===== Recorded data

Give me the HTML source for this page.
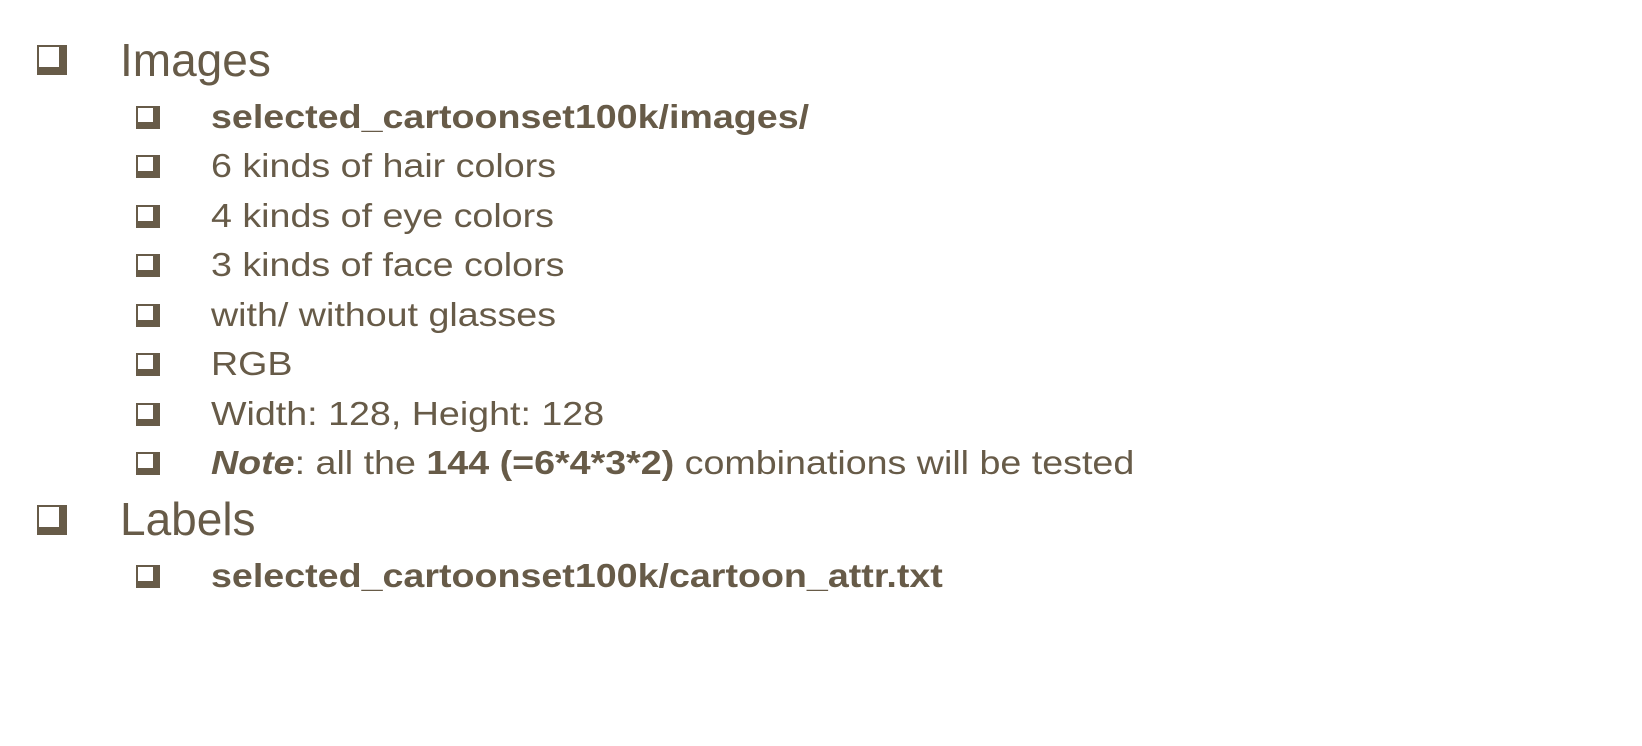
<!DOCTYPE html>
<html><head><meta charset="utf-8"><style>
body{margin:0;width:1642px;height:746px;background:#fff;overflow:hidden;position:relative;font-family:"Liberation Sans",sans-serif;color:#675b48}
.t{position:absolute;white-space:nowrap}
.l1{font-size:46px;line-height:56px;left:120px}
.l2{font-size:33px;line-height:40px;left:211px;transform:scaleX(1.14);transform-origin:0 0}
.b{position:absolute;background:#675b48}
.b i{position:absolute;left:0;top:0;background:#fff;border:2px solid #675b48;box-sizing:border-box}
.B{width:30px;height:30px;left:37px}
.B i{width:24px;height:24px}
.s{width:24px;height:23px;left:136px}
.s i{width:19px;height:18px}
b{font-weight:bold}
</style></head><body>
<div class="b B" style="top:45px"><i></i></div><div class="t l1" style="top:32px">Images</div>
<div class="b s" style="top:106px"><i></i></div><div class="t l2" style="top:97px"><b>selected_cartoonset100k/images/</b></div>
<div class="b s" style="top:155px"><i></i></div><div class="t l2" style="top:146px">6 kinds of hair colors</div>
<div class="b s" style="top:205px"><i></i></div><div class="t l2" style="top:196px">4 kinds of eye colors</div>
<div class="b s" style="top:254px"><i></i></div><div class="t l2" style="top:245px">3 kinds of face colors</div>
<div class="b s" style="top:304px"><i></i></div><div class="t l2" style="top:295px">with/ without glasses</div>
<div class="b s" style="top:353px"><i></i></div><div class="t l2" style="top:344px">RGB</div>
<div class="b s" style="top:403px"><i></i></div><div class="t l2" style="top:394px">Width: 128, Height: 128</div>
<div class="b s" style="top:452px"><i></i></div><div class="t l2" style="top:443px"><b><i>Note</i></b>: all the <b>144 (=6*4*3*2)</b> combinations will be tested</div>
<div class="b B" style="top:505px"><i></i></div><div class="t l1" style="top:491px">Labels</div>
<div class="b s" style="top:565px"><i></i></div><div class="t l2" style="top:556px"><b>selected_cartoonset100k/cartoon_attr.txt</b></div>
</body></html>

==========

Work to do
Print the listing above in full, exactly as written. Omit any pictures.

Complete response
Give me the HTML source for this page.
<!DOCTYPE html>
<html><head><meta charset="utf-8"><style>
body{margin:0;width:1642px;height:746px;background:#fff;overflow:hidden;position:relative;font-family:"Liberation Sans",sans-serif;color:#675b48}
.t{position:absolute;white-space:nowrap}
.l1{font-size:46px;line-height:56px;left:120px}
.l2{font-size:33px;line-height:40px;left:211px;transform:scaleX(1.14);transform-origin:0 0}
.b{position:absolute;background:#675b48}
.b i{position:absolute;left:0;top:0;background:#fff;border:2px solid #675b48;box-sizing:border-box}
.B{width:30px;height:30px;left:37px}
.B i{width:24px;height:24px}
.s{width:24px;height:23px;left:136px}
.s i{width:19px;height:18px}
b{font-weight:bold}
</style></head><body>
<div class="b B" style="top:45px"><i></i></div><div class="t l1" style="top:32px">Images</div>
<div class="b s" style="top:106px"><i></i></div><div class="t l2" style="top:97px"><b>selected_cartoonset100k/images/</b></div>
<div class="b s" style="top:155px"><i></i></div><div class="t l2" style="top:146px">6 kinds of hair colors</div>
<div class="b s" style="top:205px"><i></i></div><div class="t l2" style="top:196px">4 kinds of eye colors</div>
<div class="b s" style="top:254px"><i></i></div><div class="t l2" style="top:245px">3 kinds of face colors</div>
<div class="b s" style="top:304px"><i></i></div><div class="t l2" style="top:295px">with/ without glasses</div>
<div class="b s" style="top:353px"><i></i></div><div class="t l2" style="top:344px">RGB</div>
<div class="b s" style="top:403px"><i></i></div><div class="t l2" style="top:394px">Width: 128, Height: 128</div>
<div class="b s" style="top:452px"><i></i></div><div class="t l2" style="top:443px"><b><i>Note</i></b>: all the <b>144 (=6*4*3*2)</b> combinations will be tested</div>
<div class="b B" style="top:505px"><i></i></div><div class="t l1" style="top:491px">Labels</div>
<div class="b s" style="top:565px"><i></i></div><div class="t l2" style="top:556px"><b>selected_cartoonset100k/cartoon_attr.txt</b></div>
</body></html>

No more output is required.